From the beginning it is quite obvious that the book will become a battleground, not only for forces for and against Women's Studies students and scholars, but for various attitudes and loyalties within the ranks of feminists themselves. I consider myself both scholar and feminist of long standing, but from sentence three of Part I, “Parents”, I begin to react against the dogmatism of an unadorned statement such as this one: “At some point in the distant past, but probably not much further back than twelve or ten thousand years, men rose in rebellion against women.” No source, no footnote. The following few paragraphs of its brief introduction enlarge upon this one bald statement. If you can accept this beginning, you will be informed by the vast array of information that follows, by the “story” that French wrote, as she says, “to make sense of what I knew of the past and what I saw in the present.” If you balk at the dogmatism that marks the book throughout, you may as well avoid it all.

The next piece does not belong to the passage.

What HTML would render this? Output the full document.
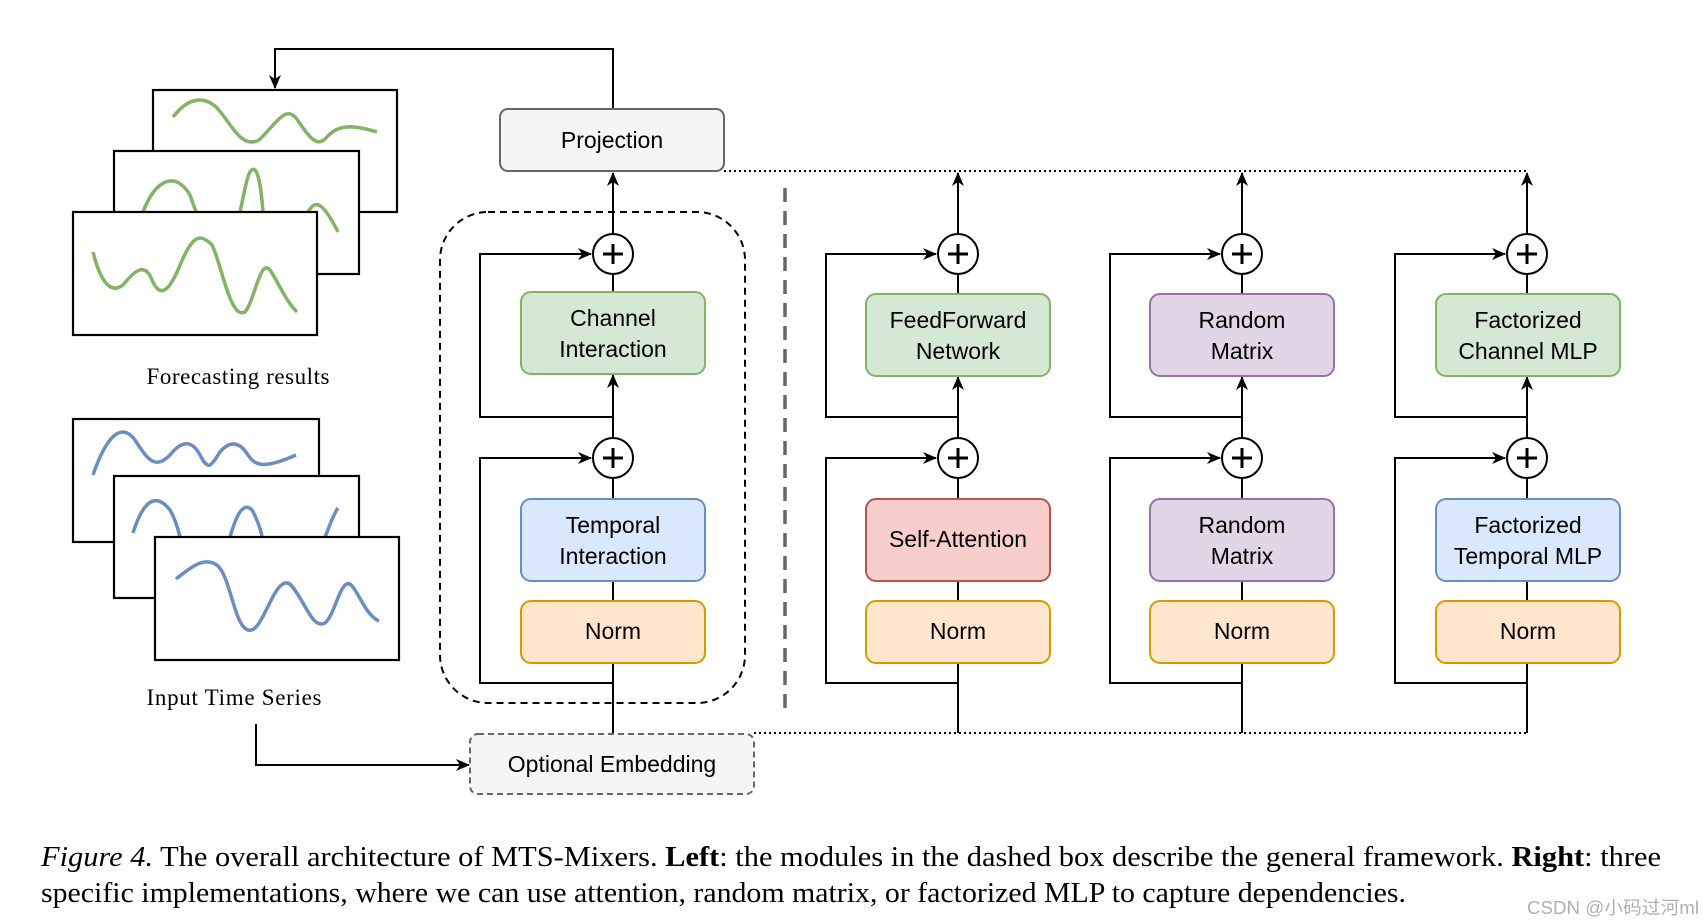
<!DOCTYPE html>
<html><head><meta charset="utf-8"><style>
html,body{margin:0;padding:0;background:#fff;}
svg{display:block;}
.l{font-family:"Liberation Sans",Arial,sans-serif;font-size:23px;fill:#000;text-anchor:middle;}
.s{font-family:"Liberation Serif","Times New Roman",serif;}
</style></head><body>
<svg width="1706" height="922" viewBox="0 0 1706 922" xmlns="http://www.w3.org/2000/svg">
<defs>
<marker id="a" markerWidth="14" markerHeight="12" refX="13" refY="6" orient="auto" markerUnits="userSpaceOnUse">
<path d="M0,0 L14,6 L0,12 L4,6 Z" fill="#000"/></marker>
</defs>
<g fill="none" stroke="#000" stroke-width="2">
<path d="M613,109 V49 H275 V88" marker-end="url(#a)"/>
<path d="M256,724 V765 H469" marker-end="url(#a)"/>
</g>
<g stroke-width="2.2" stroke="#000">
<rect x="153" y="90" width="244" height="122" fill="#fff"/>
<path d="M173,117 C190,95 205,98 215,106 C230,120 240,150 259,140 C275,125 285,105 296,118 C305,130 315,150 326,138 C335,128 345,122 377,132" fill="none" stroke="#82b366" stroke-width="3.5"/>
<rect x="114" y="151" width="245" height="123" fill="#fff"/>
<path d="M143,212 C155,180 175,170 190,195 L196,212 M240,212 C245,190 248,165 255,170 C260,175 262,200 263,212 M308,212 C315,200 322,200 338,232" fill="none" stroke="#82b366" stroke-width="3.5"/>
<rect x="73" y="212" width="244" height="123" fill="#fff"/>
<path d="M93,252 C100,280 110,295 123,285 C135,270 145,262 152,280 C160,298 168,292 178,270 C190,240 198,230 212,245 C222,265 230,320 245,312 C255,300 260,258 270,270 C280,285 285,300 297,312" fill="none" stroke="#82b366" stroke-width="3.5"/>
<rect x="73" y="419" width="246" height="123" fill="#fff"/>
<path d="M93,475 C105,440 120,420 135,440 C148,460 155,470 170,455 C182,440 192,440 200,455 C208,470 210,468 220,452 C230,440 240,442 248,455 C255,465 262,470 296,455" fill="none" stroke="#6c8ebf" stroke-width="3.5"/>
<rect x="114" y="476" width="245" height="122" fill="#fff"/>
<path d="M133,533 C145,495 158,495 170,510 C176,520 180,537 180,537 M230,537 C235,520 242,500 252,510 C258,520 262,535 262,537 M325,537 C330,525 333,515 338,508" fill="none" stroke="#6c8ebf" stroke-width="3.5"/>
<rect x="155" y="537" width="244" height="123" fill="#fff"/>
<path d="M176,579 C190,568 205,555 218,566 C232,580 235,635 252,630 C265,625 275,575 290,584 C305,600 312,630 325,623 C335,615 340,580 350,584 C358,590 365,615 379,621" fill="none" stroke="#6c8ebf" stroke-width="3.5"/>
</g>
<text x="238" y="384" class="s" font-size="23" text-anchor="middle" textLength="183">Forecasting results</text>
<text x="234" y="705" class="s" font-size="23" text-anchor="middle" textLength="175">Input Time Series</text>

<rect x="440" y="212" width="305" height="491" rx="48" fill="none" stroke="#000" stroke-width="2" stroke-dasharray="7,5"/>
<line x1="785" y1="188" x2="785" y2="717" stroke="#666" stroke-width="3.5" stroke-dasharray="14,9"/>
<line x1="724" y1="171" x2="1527" y2="171" stroke="#000" stroke-width="2" stroke-dasharray="2,3"/>
<line x1="754" y1="733" x2="1527" y2="733" stroke="#000" stroke-width="2" stroke-dasharray="2,3"/>

<rect x="500" y="109" width="224" height="62" rx="8" fill="#f5f5f5" stroke="#666" stroke-width="2"/>
<text x="612" y="148" class="l">Projection</text>
<rect x="470" y="734" width="284" height="60" rx="8" fill="#f5f5f5" stroke="#666" stroke-width="2" stroke-dasharray="6,4"/>
<text x="612" y="772" class="l">Optional Embedding</text>

<g fill="none" stroke="#000" stroke-width="2">
<path d="M613,733 V273" />
<path d="M613,233 V173" marker-end="url(#a)"/>
<path d="M613,417 H480 V254 H591" marker-end="url(#a)"/>
<path d="M613,683 H480 V458 H591" marker-end="url(#a)"/>
<path d="M613,436 V375" marker-end="url(#a)"/>
<path d="M958,733 V273"/>
<path d="M958,233 V173" marker-end="url(#a)"/>
<path d="M958,417 H826 V254 H936" marker-end="url(#a)"/>
<path d="M958,683 H826 V458 H936" marker-end="url(#a)"/>
<path d="M958,436 V377" marker-end="url(#a)"/>
<path d="M1242,733 V273"/>
<path d="M1242,233 V173" marker-end="url(#a)"/>
<path d="M1242,417 H1110 V254 H1220" marker-end="url(#a)"/>
<path d="M1242,683 H1110 V458 H1220" marker-end="url(#a)"/>
<path d="M1242,436 V377" marker-end="url(#a)"/>
<path d="M1527,733 V273"/>
<path d="M1527,233 V173" marker-end="url(#a)"/>
<path d="M1527,417 H1395 V254 H1505" marker-end="url(#a)"/>
<path d="M1527,683 H1395 V458 H1505" marker-end="url(#a)"/>
<path d="M1527,436 V377" marker-end="url(#a)"/>
</g>
<g fill="#fff" stroke="#000" stroke-width="2">
<circle cx="613" cy="254" r="20"/><circle cx="613" cy="458" r="20"/>
<circle cx="958" cy="254" r="20"/><circle cx="958" cy="458" r="20"/>
<circle cx="1242" cy="254" r="20"/><circle cx="1242" cy="458" r="20"/>
<circle cx="1527" cy="254" r="20"/><circle cx="1527" cy="458" r="20"/>
</g>
<g stroke="#000" stroke-width="3">
<path d="M603,254 H623 M613,244 V264 M603,458 H623 M613,448 V468"/>
<path d="M948,254 H968 M958,244 V264 M948,458 H968 M958,448 V468"/>
<path d="M1232,254 H1252 M1242,244 V264 M1232,458 H1252 M1242,448 V468"/>
<path d="M1517,254 H1537 M1527,244 V264 M1517,458 H1537 M1527,448 V468"/>
</g>
<g stroke-width="2">
<rect x="521" y="292" width="184" height="82" rx="10" fill="#d5e8d4" stroke="#82b366"/>
<rect x="521" y="499" width="184" height="82" rx="10" fill="#dae8fc" stroke="#6c8ebf"/>
<rect x="521" y="601" width="184" height="62" rx="10" fill="#ffe6cc" stroke="#d79b00"/>
<rect x="866" y="294" width="184" height="82" rx="10" fill="#d5e8d4" stroke="#82b366"/>
<rect x="866" y="499" width="184" height="82" rx="10" fill="#f8cecc" stroke="#b85450"/>
<rect x="866" y="601" width="184" height="62" rx="10" fill="#ffe6cc" stroke="#d79b00"/>
<rect x="1150" y="294" width="184" height="82" rx="10" fill="#e1d5e7" stroke="#9673a6"/>
<rect x="1150" y="499" width="184" height="82" rx="10" fill="#e1d5e7" stroke="#9673a6"/>
<rect x="1150" y="601" width="184" height="62" rx="10" fill="#ffe6cc" stroke="#d79b00"/>
<rect x="1436" y="294" width="184" height="82" rx="10" fill="#d5e8d4" stroke="#82b366"/>
<rect x="1436" y="499" width="184" height="82" rx="10" fill="#dae8fc" stroke="#6c8ebf"/>
<rect x="1436" y="601" width="184" height="62" rx="10" fill="#ffe6cc" stroke="#d79b00"/>
</g>
<g>
<text x="613" y="326" class="l">Channel</text><text x="613" y="357" class="l">Interaction</text>
<text x="613" y="533" class="l">Temporal</text><text x="613" y="564" class="l">Interaction</text>
<text x="613" y="639" class="l">Norm</text>
<text x="958" y="328" class="l">FeedForward</text><text x="958" y="359" class="l">Network</text>
<text x="958" y="547" class="l">Self-Attention</text>
<text x="958" y="639" class="l">Norm</text>
<text x="1242" y="328" class="l">Random</text><text x="1242" y="359" class="l">Matrix</text>
<text x="1242" y="533" class="l">Random</text><text x="1242" y="564" class="l">Matrix</text>
<text x="1242" y="639" class="l">Norm</text>
<text x="1528" y="328" class="l">Factorized</text><text x="1528" y="359" class="l">Channel MLP</text>
<text x="1528" y="533" class="l">Factorized</text><text x="1528" y="564" class="l">Temporal MLP</text>
<text x="1528" y="639" class="l">Norm</text>
</g>
<text x="41" y="866" class="s" font-size="28" textLength="1620" lengthAdjust="spacingAndGlyphs"><tspan font-style="italic">Figure 4.</tspan> The overall architecture of MTS-Mixers. <tspan font-weight="bold">Left</tspan>: the modules in the dashed box describe the general framework. <tspan font-weight="bold">Right</tspan>: three</text>
<text x="41" y="902" class="s" font-size="28" textLength="1365" lengthAdjust="spacingAndGlyphs">specific implementations, where we can use attention, random matrix, or factorized MLP to capture dependencies.</text>
<text x="1527" y="914" font-family="'Liberation Sans','Noto Sans CJK SC',sans-serif" font-size="18" fill="#b0b0b0" textLength="172" lengthAdjust="spacingAndGlyphs">CSDN @小码过河ml</text>
</svg>
</body></html>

That considerable quibble expressed, I can recommend the book for its many qualities. Nowhere have I ever seen assembled such a quantity and diversity of material about women. Nowhere have I seen such material forged into a consistently readable, entertaining whole, unashamedly slanted in its sympathies towards women and definitely designed to instruct women of this and future generations. French is too practised a polemicist to indulge in crude and overt male bashing, but there is no doubt that from start to finish she is judge and jury and the outcome for the male is “found guilty.” She covers a remarkably broad range of material. Part I, “Parents” consists of two chapters, “The Mothers” and “The Fathers”. Part II, “The Rise of the State”, deals with Peru, Egypt, Sumeria, India, China and Mexico. Part III, “God, Glory, and Delusions of Grandeur”, considers Greece and Rome as well as the world's major religions, Judaism, Christianity and Islam. All of this is simply and readably written, designed primarily, I would say, for undergraduates, the numerous subdivisions within chapters providing easy access. The endpapers are maps of the world, and there are also two informative maps within the text, showing the expansions of Rome and of Islam.
The simplicity of the text will be welcomed by students, though its confidently authoritarian tone is sure to stir negative reactions among French's own peers. From Eve to Dawn will provide a useful, though controversial, text for years to come. That, undoubtedly, is exactly what French intended.